Stated problem –
Would you copy out the whole listing exactly as given?

====

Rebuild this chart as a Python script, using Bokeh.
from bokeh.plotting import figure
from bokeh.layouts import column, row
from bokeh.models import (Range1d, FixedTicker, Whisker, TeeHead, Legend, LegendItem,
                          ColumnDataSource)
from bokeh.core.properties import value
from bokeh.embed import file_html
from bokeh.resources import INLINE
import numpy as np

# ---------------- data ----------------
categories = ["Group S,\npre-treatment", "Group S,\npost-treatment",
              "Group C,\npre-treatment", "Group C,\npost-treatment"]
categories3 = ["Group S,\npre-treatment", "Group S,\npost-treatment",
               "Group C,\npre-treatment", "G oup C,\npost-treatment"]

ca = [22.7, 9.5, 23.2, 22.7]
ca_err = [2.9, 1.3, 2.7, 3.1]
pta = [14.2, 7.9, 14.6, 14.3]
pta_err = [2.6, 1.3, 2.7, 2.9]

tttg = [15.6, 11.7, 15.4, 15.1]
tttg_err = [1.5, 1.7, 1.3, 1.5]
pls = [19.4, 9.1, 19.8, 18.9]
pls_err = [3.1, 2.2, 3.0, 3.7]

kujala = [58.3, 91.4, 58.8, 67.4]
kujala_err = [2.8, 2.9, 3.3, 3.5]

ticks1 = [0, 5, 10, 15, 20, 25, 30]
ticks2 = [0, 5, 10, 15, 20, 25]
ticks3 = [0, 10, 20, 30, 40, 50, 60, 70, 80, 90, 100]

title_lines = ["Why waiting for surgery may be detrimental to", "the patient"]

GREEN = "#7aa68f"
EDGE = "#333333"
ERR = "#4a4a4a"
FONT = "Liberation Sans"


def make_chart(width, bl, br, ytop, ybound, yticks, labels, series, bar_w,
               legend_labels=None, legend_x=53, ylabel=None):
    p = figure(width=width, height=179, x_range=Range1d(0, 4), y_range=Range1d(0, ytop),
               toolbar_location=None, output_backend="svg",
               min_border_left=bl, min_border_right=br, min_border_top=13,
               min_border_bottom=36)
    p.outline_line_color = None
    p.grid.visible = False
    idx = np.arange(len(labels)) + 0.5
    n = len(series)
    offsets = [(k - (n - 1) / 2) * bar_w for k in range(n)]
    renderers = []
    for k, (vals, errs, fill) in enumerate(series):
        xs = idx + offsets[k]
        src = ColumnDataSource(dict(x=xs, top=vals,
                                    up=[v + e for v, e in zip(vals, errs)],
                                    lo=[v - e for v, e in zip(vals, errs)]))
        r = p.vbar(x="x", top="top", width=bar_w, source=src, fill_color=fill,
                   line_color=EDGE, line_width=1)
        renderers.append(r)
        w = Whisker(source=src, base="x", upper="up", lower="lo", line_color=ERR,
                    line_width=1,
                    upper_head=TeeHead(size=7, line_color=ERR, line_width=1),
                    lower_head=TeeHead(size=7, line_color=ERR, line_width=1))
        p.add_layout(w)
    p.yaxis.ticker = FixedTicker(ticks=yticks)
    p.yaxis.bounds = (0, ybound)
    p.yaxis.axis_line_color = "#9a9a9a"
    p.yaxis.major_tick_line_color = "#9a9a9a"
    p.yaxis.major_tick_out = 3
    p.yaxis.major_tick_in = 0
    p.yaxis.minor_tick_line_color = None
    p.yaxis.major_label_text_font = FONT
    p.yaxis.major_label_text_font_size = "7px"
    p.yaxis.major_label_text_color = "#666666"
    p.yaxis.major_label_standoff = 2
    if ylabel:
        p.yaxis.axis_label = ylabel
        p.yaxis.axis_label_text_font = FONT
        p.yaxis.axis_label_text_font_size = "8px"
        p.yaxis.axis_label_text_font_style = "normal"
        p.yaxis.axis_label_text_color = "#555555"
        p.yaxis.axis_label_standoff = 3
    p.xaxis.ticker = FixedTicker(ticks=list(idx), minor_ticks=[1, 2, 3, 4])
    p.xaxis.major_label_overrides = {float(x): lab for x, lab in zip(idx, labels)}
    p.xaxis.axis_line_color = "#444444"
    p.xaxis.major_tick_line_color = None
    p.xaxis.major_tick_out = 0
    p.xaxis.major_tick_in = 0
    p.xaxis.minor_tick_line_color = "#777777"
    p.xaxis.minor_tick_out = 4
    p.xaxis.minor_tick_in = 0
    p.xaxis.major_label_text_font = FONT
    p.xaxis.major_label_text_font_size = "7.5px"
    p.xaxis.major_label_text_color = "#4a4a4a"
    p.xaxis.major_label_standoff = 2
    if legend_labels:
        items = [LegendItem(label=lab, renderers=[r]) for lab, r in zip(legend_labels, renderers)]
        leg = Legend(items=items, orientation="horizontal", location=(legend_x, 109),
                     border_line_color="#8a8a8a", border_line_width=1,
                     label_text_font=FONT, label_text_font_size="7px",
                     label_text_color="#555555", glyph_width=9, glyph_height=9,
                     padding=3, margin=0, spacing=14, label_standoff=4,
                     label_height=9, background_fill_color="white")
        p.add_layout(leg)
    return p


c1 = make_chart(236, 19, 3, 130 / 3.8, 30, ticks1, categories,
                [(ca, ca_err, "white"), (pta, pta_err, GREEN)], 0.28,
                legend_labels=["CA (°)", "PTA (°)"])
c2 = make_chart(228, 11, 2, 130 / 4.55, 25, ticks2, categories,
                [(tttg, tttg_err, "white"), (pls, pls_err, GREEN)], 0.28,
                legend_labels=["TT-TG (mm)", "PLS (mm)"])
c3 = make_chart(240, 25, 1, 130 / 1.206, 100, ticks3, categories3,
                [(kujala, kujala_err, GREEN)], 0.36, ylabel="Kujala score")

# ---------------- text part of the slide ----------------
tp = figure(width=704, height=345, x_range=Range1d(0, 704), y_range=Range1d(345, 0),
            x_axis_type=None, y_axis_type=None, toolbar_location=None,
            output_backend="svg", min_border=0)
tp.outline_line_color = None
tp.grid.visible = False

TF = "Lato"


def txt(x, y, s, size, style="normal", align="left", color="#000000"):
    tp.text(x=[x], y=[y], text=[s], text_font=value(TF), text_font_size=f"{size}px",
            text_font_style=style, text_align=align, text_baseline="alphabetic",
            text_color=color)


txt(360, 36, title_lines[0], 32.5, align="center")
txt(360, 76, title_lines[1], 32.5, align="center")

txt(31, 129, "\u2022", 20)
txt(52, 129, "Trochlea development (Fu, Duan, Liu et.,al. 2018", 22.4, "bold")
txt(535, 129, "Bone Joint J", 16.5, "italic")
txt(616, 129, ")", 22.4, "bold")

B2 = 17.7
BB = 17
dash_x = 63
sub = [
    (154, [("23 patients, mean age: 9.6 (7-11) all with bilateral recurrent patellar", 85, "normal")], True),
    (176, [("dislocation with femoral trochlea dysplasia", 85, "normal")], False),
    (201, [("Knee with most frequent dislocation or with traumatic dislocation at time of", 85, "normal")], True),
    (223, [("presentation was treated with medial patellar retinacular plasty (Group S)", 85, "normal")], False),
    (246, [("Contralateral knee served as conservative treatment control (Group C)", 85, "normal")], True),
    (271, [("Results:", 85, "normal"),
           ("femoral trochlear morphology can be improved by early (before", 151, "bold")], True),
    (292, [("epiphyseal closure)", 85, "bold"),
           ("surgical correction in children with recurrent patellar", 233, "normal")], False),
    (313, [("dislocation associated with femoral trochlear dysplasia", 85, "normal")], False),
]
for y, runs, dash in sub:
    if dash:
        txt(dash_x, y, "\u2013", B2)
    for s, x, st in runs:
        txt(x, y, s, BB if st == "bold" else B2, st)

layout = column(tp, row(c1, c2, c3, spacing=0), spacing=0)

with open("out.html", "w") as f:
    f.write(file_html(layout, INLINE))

====

Written response –
Rebuild this chart as a Python script, using Bokeh.
from bokeh.plotting import figure
from bokeh.layouts import column, row
from bokeh.models import (Range1d, FixedTicker, Whisker, TeeHead, Legend, LegendItem,
                          ColumnDataSource)
from bokeh.core.properties import value
from bokeh.embed import file_html
from bokeh.resources import INLINE
import numpy as np

# ---------------- data ----------------
categories = ["Group S,\npre-treatment", "Group S,\npost-treatment",
              "Group C,\npre-treatment", "Group C,\npost-treatment"]
categories3 = ["Group S,\npre-treatment", "Group S,\npost-treatment",
               "Group C,\npre-treatment", "G oup C,\npost-treatment"]

ca = [22.7, 9.5, 23.2, 22.7]
ca_err = [2.9, 1.3, 2.7, 3.1]
pta = [14.2, 7.9, 14.6, 14.3]
pta_err = [2.6, 1.3, 2.7, 2.9]

tttg = [15.6, 11.7, 15.4, 15.1]
tttg_err = [1.5, 1.7, 1.3, 1.5]
pls = [19.4, 9.1, 19.8, 18.9]
pls_err = [3.1, 2.2, 3.0, 3.7]

kujala = [58.3, 91.4, 58.8, 67.4]
kujala_err = [2.8, 2.9, 3.3, 3.5]

ticks1 = [0, 5, 10, 15, 20, 25, 30]
ticks2 = [0, 5, 10, 15, 20, 25]
ticks3 = [0, 10, 20, 30, 40, 50, 60, 70, 80, 90, 100]

title_lines = ["Why waiting for surgery may be detrimental to", "the patient"]

GREEN = "#7aa68f"
EDGE = "#333333"
ERR = "#4a4a4a"
FONT = "Liberation Sans"


def make_chart(width, bl, br, ytop, ybound, yticks, labels, series, bar_w,
               legend_labels=None, legend_x=53, ylabel=None):
    p = figure(width=width, height=179, x_range=Range1d(0, 4), y_range=Range1d(0, ytop),
               toolbar_location=None, output_backend="svg",
               min_border_left=bl, min_border_right=br, min_border_top=13,
               min_border_bottom=36)
    p.outline_line_color = None
    p.grid.visible = False
    idx = np.arange(len(labels)) + 0.5
    n = len(series)
    offsets = [(k - (n - 1) / 2) * bar_w for k in range(n)]
    renderers = []
    for k, (vals, errs, fill) in enumerate(series):
        xs = idx + offsets[k]
        src = ColumnDataSource(dict(x=xs, top=vals,
                                    up=[v + e for v, e in zip(vals, errs)],
                                    lo=[v - e for v, e in zip(vals, errs)]))
        r = p.vbar(x="x", top="top", width=bar_w, source=src, fill_color=fill,
                   line_color=EDGE, line_width=1)
        renderers.append(r)
        w = Whisker(source=src, base="x", upper="up", lower="lo", line_color=ERR,
                    line_width=1,
                    upper_head=TeeHead(size=7, line_color=ERR, line_width=1),
                    lower_head=TeeHead(size=7, line_color=ERR, line_width=1))
        p.add_layout(w)
    p.yaxis.ticker = FixedTicker(ticks=yticks)
    p.yaxis.bounds = (0, ybound)
    p.yaxis.axis_line_color = "#9a9a9a"
    p.yaxis.major_tick_line_color = "#9a9a9a"
    p.yaxis.major_tick_out = 3
    p.yaxis.major_tick_in = 0
    p.yaxis.minor_tick_line_color = None
    p.yaxis.major_label_text_font = FONT
    p.yaxis.major_label_text_font_size = "7px"
    p.yaxis.major_label_text_color = "#666666"
    p.yaxis.major_label_standoff = 2
    if ylabel:
        p.yaxis.axis_label = ylabel
        p.yaxis.axis_label_text_font = FONT
        p.yaxis.axis_label_text_font_size = "8px"
        p.yaxis.axis_label_text_font_style = "normal"
        p.yaxis.axis_label_text_color = "#555555"
        p.yaxis.axis_label_standoff = 3
    p.xaxis.ticker = FixedTicker(ticks=list(idx), minor_ticks=[1, 2, 3, 4])
    p.xaxis.major_label_overrides = {float(x): lab for x, lab in zip(idx, labels)}
    p.xaxis.axis_line_color = "#444444"
    p.xaxis.major_tick_line_color = None
    p.xaxis.major_tick_out = 0
    p.xaxis.major_tick_in = 0
    p.xaxis.minor_tick_line_color = "#777777"
    p.xaxis.minor_tick_out = 4
    p.xaxis.minor_tick_in = 0
    p.xaxis.major_label_text_font = FONT
    p.xaxis.major_label_text_font_size = "7.5px"
    p.xaxis.major_label_text_color = "#4a4a4a"
    p.xaxis.major_label_standoff = 2
    if legend_labels:
        items = [LegendItem(label=lab, renderers=[r]) for lab, r in zip(legend_labels, renderers)]
        leg = Legend(items=items, orientation="horizontal", location=(legend_x, 109),
                     border_line_color="#8a8a8a", border_line_width=1,
                     label_text_font=FONT, label_text_font_size="7px",
                     label_text_color="#555555", glyph_width=9, glyph_height=9,
                     padding=3, margin=0, spacing=14, label_standoff=4,
                     label_height=9, background_fill_color="white")
        p.add_layout(leg)
    return p


c1 = make_chart(236, 19, 3, 130 / 3.8, 30, ticks1, categories,
                [(ca, ca_err, "white"), (pta, pta_err, GREEN)], 0.28,
                legend_labels=["CA (°)", "PTA (°)"])
c2 = make_chart(228, 11, 2, 130 / 4.55, 25, ticks2, categories,
                [(tttg, tttg_err, "white"), (pls, pls_err, GREEN)], 0.28,
                legend_labels=["TT-TG (mm)", "PLS (mm)"])
c3 = make_chart(240, 25, 1, 130 / 1.206, 100, ticks3, categories3,
                [(kujala, kujala_err, GREEN)], 0.36, ylabel="Kujala score")

# ---------------- text part of the slide ----------------
tp = figure(width=704, height=345, x_range=Range1d(0, 704), y_range=Range1d(345, 0),
            x_axis_type=None, y_axis_type=None, toolbar_location=None,
            output_backend="svg", min_border=0)
tp.outline_line_color = None
tp.grid.visible = False

TF = "Lato"


def txt(x, y, s, size, style="normal", align="left", color="#000000"):
    tp.text(x=[x], y=[y], text=[s], text_font=value(TF), text_font_size=f"{size}px",
            text_font_style=style, text_align=align, text_baseline="alphabetic",
            text_color=color)


txt(360, 36, title_lines[0], 32.5, align="center")
txt(360, 76, title_lines[1], 32.5, align="center")

txt(31, 129, "\u2022", 20)
txt(52, 129, "Trochlea development (Fu, Duan, Liu et.,al. 2018", 22.4, "bold")
txt(535, 129, "Bone Joint J", 16.5, "italic")
txt(616, 129, ")", 22.4, "bold")

B2 = 17.7
BB = 17
dash_x = 63
sub = [
    (154, [("23 patients, mean age: 9.6 (7-11) all with bilateral recurrent patellar", 85, "normal")], True),
    (176, [("dislocation with femoral trochlea dysplasia", 85, "normal")], False),
    (201, [("Knee with most frequent dislocation or with traumatic dislocation at time of", 85, "normal")], True),
    (223, [("presentation was treated with medial patellar retinacular plasty (Group S)", 85, "normal")], False),
    (246, [("Contralateral knee served as conservative treatment control (Group C)", 85, "normal")], True),
    (271, [("Results:", 85, "normal"),
           ("femoral trochlear morphology can be improved by early (before", 151, "bold")], True),
    (292, [("epiphyseal closure)", 85, "bold"),
           ("surgical correction in children with recurrent patellar", 233, "normal")], False),
    (313, [("dislocation associated with femoral trochlear dysplasia", 85, "normal")], False),
]
for y, runs, dash in sub:
    if dash:
        txt(dash_x, y, "\u2013", B2)
    for s, x, st in runs:
        txt(x, y, s, BB if st == "bold" else B2, st)

layout = column(tp, row(c1, c2, c3, spacing=0), spacing=0)

with open("out.html", "w") as f:
    f.write(file_html(layout, INLINE))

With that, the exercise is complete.